3 min readDec 28, 2022

CaGOP Explained — By SpeakBit

This series explains how to use machine learning models to help non-native speakers to improve their English pronunciation.

Concepts:

CAPT: Computer-Assisted Pronunciation Training
SOTA: State of the art
SOTA Mispronunciation Detection Models: either DNN or GOP.
ASR: Automatic speech recognition. It mainly includes an acoustic module, a decoding module, and a scoring module.
Acoustic module: It converts speech information into frame-level
phonetic posterior-probabilities.
Decoding module: It force-aligns the posterior probabilities into phonetic segments.
Scoring module: It scores the given segment according to the reference phoneme. The dominant method is GOP.
GOP: Goodness of Pronunciation. It is a confidence measure for phonetic pronunciation, relating the test speech to an ASR model
trained on native speech. Later, weighted GOP and confused phoneme sets were proposed to improve hard cases where phonemes with similar sounds couldn’t be identified correctly.
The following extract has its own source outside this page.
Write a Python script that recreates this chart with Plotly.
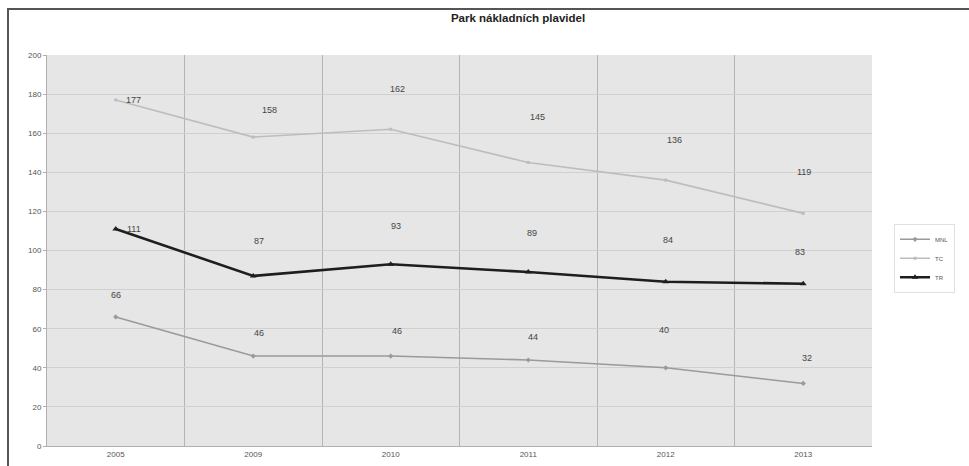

Context-aware GOP Model (original paper)

Brief: This paper improved the existing pronunciation scoring model by injecting contextual information.

Problem: Limitations of GOP models come from the forced alignment(no transition between phonemes) and phonetic segments (no context effects such as liaison, omission, incomplete plosive sound)

Solution: The authors invented two factors to compensate for those limitations. These two factors are the transition factor and the duration factor. Together this new method is called the Context-aware Goodness of Pronunciation (CaGOP) scoring model. This method improved detection accuracy in both phoneme and sentence levels.

Transition factor: It identifies
the transitions between phonemes and apply them to weight
the frame-wise GOP.

Duration factor: It is calculated based on a self-attention-based phonetic
duration modeling

The problem of forced alignment: Most ASR solutions depend on forced alignment, where the entire speech sequence is split into phonetic segments corresponding to reference phonemes. These segments (1) include transitions between phonemes, (2) don’t include word-level context. Phoneme transitions have higher entropy due to the potentially misleading information that does not relate to the target phoneme. Word-level information may influence the original sound of phonemes. These three parts(center phoneme, transition, longer context) of information should be handled differently to improve the scoring accuracy.